The request:
Give the data below again exactly as it stands. Omit the pictures.
.....
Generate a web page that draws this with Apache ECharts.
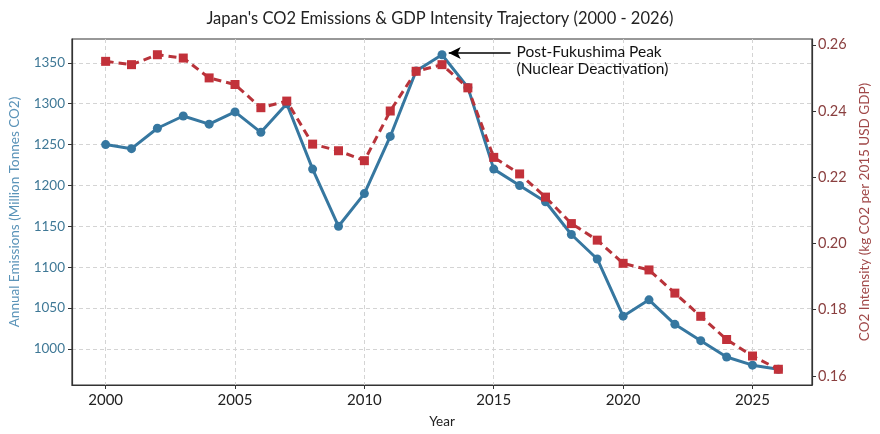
<!DOCTYPE html>
<html><head><meta charset="utf-8">
<script src="https://cdn.jsdelivr.net/npm/echarts@6/dist/echarts.min.js"></script>
<style>html,body{margin:0;padding:0;background:#fff}#c{width:880px;height:434px}</style>
</head><body><div id="c"></div>
<script>
const years = [2000,2001,2002,2003,2004,2005,2006,2007,2008,2009,2010,2011,2012,2013,2014,2015,2016,2017,2018,2019,2020,2021,2022,2023,2024,2025,2026];
const emissions = [1250,1245,1270,1285,1275,1290,1265,1300,1220,1150,1190,1260,1340,1360,1320,1220,1200,1180,1140,1110,1040,1060,1030,1010,990,980,975];
const intensity = [0.255,0.254,0.257,0.256,0.250,0.248,0.241,0.243,0.230,0.228,0.225,0.240,0.252,0.254,0.247,0.226,0.221,0.214,0.206,0.201,0.194,0.192,0.185,0.178,0.171,0.166,0.162];
const xTicks = [2000,2005,2010,2015,2020,2025];
const leftTicks = [1000,1050,1100,1150,1200,1250,1300,1350];
const rightTicks = [0.16,0.18,0.20,0.22,0.24,0.26];
const annotationText = 'Post-Fukushima Peak\n(Nuclear Deactivation)';
const peakYear = 2013;

function padRange(arr){
  const mn = Math.min(...arr), mx = Math.max(...arr), m = (mx-mn)*0.05;
  return [mn-m, mx+m];
}
const xr = padRange(years), lr = padRange(emissions), rr = padRange(intensity);
const peakVal = emissions[years.indexOf(peakYear)];
const FONT = 'Lato';
const blue = '#3677a0', red = '#c2313a';

const chart = echarts.init(document.getElementById('c'));
chart.setOption({
  animation:false,
  textStyle:{fontFamily:FONT},
  title:{text:"Japan's CO2 Emissions & GDP Intensity Trajectory (2000 - 2026)",left:'center',top:5,
    textStyle:{fontFamily:FONT,fontSize:16.5,fontWeight:'normal',color:'#222'}},
  grid:{left:69,right:66,top:39,bottom:49,show:true,borderColor:'#333',borderWidth:1.2,backgroundColor:'transparent'},
  xAxis:{type:'value',min:xr[0],max:xr[1],name:'Year',nameLocation:'middle',nameGap:30,
    nameTextStyle:{fontSize:13.5,color:'#222',fontFamily:FONT},
    axisLine:{show:true,lineStyle:{color:'#333',width:1.2}},
    axisTick:{show:true,length:4,lineStyle:{color:'#333'},customValues:xTicks},
    axisLabel:{customValues:xTicks,fontSize:15,color:'#222',margin:8,formatter:v=>String(v)},
    splitLine:{show:true,lineStyle:{color:'#d4d4d4',type:[4,3],width:1}}},
  yAxis:[
    {type:'value',min:lr[0],max:lr[1],position:'left',name:'Annual Emissions (Million Tonnes CO2)',nameLocation:'middle',nameGap:50,
      nameTextStyle:{fontSize:13.5,color:'#5a93b8',fontFamily:FONT},
      axisLine:{show:true,lineStyle:{color:'#333',width:1.2}},
      axisTick:{show:true,length:4,lineStyle:{color:'#333'},customValues:leftTicks},
      axisLabel:{customValues:leftTicks,fontSize:13.5,color:'#3f7896',margin:7,formatter:v=>String(v)},
      splitLine:{show:true,lineStyle:{color:'#d4d4d4',type:[4,3],width:1}}},
    {type:'value',min:rr[0],max:rr[1],position:'right',name:'CO2 Intensity (kg CO2 per 2015 USD GDP)',nameLocation:'middle',nameGap:46,nameRotate:90,
      nameTextStyle:{fontSize:13.5,color:'#a04848',fontFamily:FONT},
      axisLine:{show:true,lineStyle:{color:'#333',width:1.2}},
      axisTick:{show:true,length:4,lineStyle:{color:'#333'},customValues:rightTicks},
      axisLabel:{customValues:rightTicks,fontSize:14.5,color:'#8a3f3f',margin:6,formatter:v=>v.toFixed(2)},
      splitLine:{show:false}}
  ],
  series:[
    {type:'line',yAxisIndex:0,data:years.map((y,i)=>[y,emissions[i]]),symbol:'circle',symbolSize:9,
      lineStyle:{color:blue,width:3},itemStyle:{color:blue},z:2,
      markLine:{silent:true,symbol:['none','arrow'],symbolSize:[9,12],
        lineStyle:{color:'#000',width:1.5,type:'solid'},label:{show:false},
        data:[[{coord:[peakYear+2.65,peakVal+2]},{coord:[peakYear+0.26,peakVal+2]}]]},
      markPoint:{silent:true,symbol:'circle',symbolSize:0,
        label:{show:true,position:'right',distance:0,formatter:annotationText,fontSize:15.5,lineHeight:17,color:'#111',fontFamily:FONT},
        data:[{coord:[peakYear+2.88,peakVal-7]}]}},
    {type:'line',yAxisIndex:1,data:years.map((y,i)=>[y,intensity[i]]),symbol:'rect',symbolSize:9,
      lineStyle:{color:'#b8333a',width:3,type:[8,5]},itemStyle:{color:red},z:3}
  ]
});
</script></body></html>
.....
Response to this exercise:
Generate a web page that draws this with Apache ECharts.
<!DOCTYPE html>
<html><head><meta charset="utf-8">
<script src="https://cdn.jsdelivr.net/npm/echarts@6/dist/echarts.min.js"></script>
<style>html,body{margin:0;padding:0;background:#fff}#c{width:880px;height:434px}</style>
</head><body><div id="c"></div>
<script>
const years = [2000,2001,2002,2003,2004,2005,2006,2007,2008,2009,2010,2011,2012,2013,2014,2015,2016,2017,2018,2019,2020,2021,2022,2023,2024,2025,2026];
const emissions = [1250,1245,1270,1285,1275,1290,1265,1300,1220,1150,1190,1260,1340,1360,1320,1220,1200,1180,1140,1110,1040,1060,1030,1010,990,980,975];
const intensity = [0.255,0.254,0.257,0.256,0.250,0.248,0.241,0.243,0.230,0.228,0.225,0.240,0.252,0.254,0.247,0.226,0.221,0.214,0.206,0.201,0.194,0.192,0.185,0.178,0.171,0.166,0.162];
const xTicks = [2000,2005,2010,2015,2020,2025];
const leftTicks = [1000,1050,1100,1150,1200,1250,1300,1350];
const rightTicks = [0.16,0.18,0.20,0.22,0.24,0.26];
const annotationText = 'Post-Fukushima Peak\n(Nuclear Deactivation)';
const peakYear = 2013;

function padRange(arr){
  const mn = Math.min(...arr), mx = Math.max(...arr), m = (mx-mn)*0.05;
  return [mn-m, mx+m];
}
const xr = padRange(years), lr = padRange(emissions), rr = padRange(intensity);
const peakVal = emissions[years.indexOf(peakYear)];
const FONT = 'Lato';
const blue = '#3677a0', red = '#c2313a';

const chart = echarts.init(document.getElementById('c'));
chart.setOption({
  animation:false,
  textStyle:{fontFamily:FONT},
  title:{text:"Japan's CO2 Emissions & GDP Intensity Trajectory (2000 - 2026)",left:'center',top:5,
    textStyle:{fontFamily:FONT,fontSize:16.5,fontWeight:'normal',color:'#222'}},
  grid:{left:69,right:66,top:39,bottom:49,show:true,borderColor:'#333',borderWidth:1.2,backgroundColor:'transparent'},
  xAxis:{type:'value',min:xr[0],max:xr[1],name:'Year',nameLocation:'middle',nameGap:30,
    nameTextStyle:{fontSize:13.5,color:'#222',fontFamily:FONT},
    axisLine:{show:true,lineStyle:{color:'#333',width:1.2}},
    axisTick:{show:true,length:4,lineStyle:{color:'#333'},customValues:xTicks},
    axisLabel:{customValues:xTicks,fontSize:15,color:'#222',margin:8,formatter:v=>String(v)},
    splitLine:{show:true,lineStyle:{color:'#d4d4d4',type:[4,3],width:1}}},
  yAxis:[
    {type:'value',min:lr[0],max:lr[1],position:'left',name:'Annual Emissions (Million Tonnes CO2)',nameLocation:'middle',nameGap:50,
      nameTextStyle:{fontSize:13.5,color:'#5a93b8',fontFamily:FONT},
      axisLine:{show:true,lineStyle:{color:'#333',width:1.2}},
      axisTick:{show:true,length:4,lineStyle:{color:'#333'},customValues:leftTicks},
      axisLabel:{customValues:leftTicks,fontSize:13.5,color:'#3f7896',margin:7,formatter:v=>String(v)},
      splitLine:{show:true,lineStyle:{color:'#d4d4d4',type:[4,3],width:1}}},
    {type:'value',min:rr[0],max:rr[1],position:'right',name:'CO2 Intensity (kg CO2 per 2015 USD GDP)',nameLocation:'middle',nameGap:46,nameRotate:90,
      nameTextStyle:{fontSize:13.5,color:'#a04848',fontFamily:FONT},
      axisLine:{show:true,lineStyle:{color:'#333',width:1.2}},
      axisTick:{show:true,length:4,lineStyle:{color:'#333'},customValues:rightTicks},
      axisLabel:{customValues:rightTicks,fontSize:14.5,color:'#8a3f3f',margin:6,formatter:v=>v.toFixed(2)},
      splitLine:{show:false}}
  ],
  series:[
    {type:'line',yAxisIndex:0,data:years.map((y,i)=>[y,emissions[i]]),symbol:'circle',symbolSize:9,
      lineStyle:{color:blue,width:3},itemStyle:{color:blue},z:2,
      markLine:{silent:true,symbol:['none','arrow'],symbolSize:[9,12],
        lineStyle:{color:'#000',width:1.5,type:'solid'},label:{show:false},
        data:[[{coord:[peakYear+2.65,peakVal+2]},{coord:[peakYear+0.26,peakVal+2]}]]},
      markPoint:{silent:true,symbol:'circle',symbolSize:0,
        label:{show:true,position:'right',distance:0,formatter:annotationText,fontSize:15.5,lineHeight:17,color:'#111',fontFamily:FONT},
        data:[{coord:[peakYear+2.88,peakVal-7]}]}},
    {type:'line',yAxisIndex:1,data:years.map((y,i)=>[y,intensity[i]]),symbol:'rect',symbolSize:9,
      lineStyle:{color:'#b8333a',width:3,type:[8,5]},itemStyle:{color:red},z:3}
  ]
});
</script></body></html>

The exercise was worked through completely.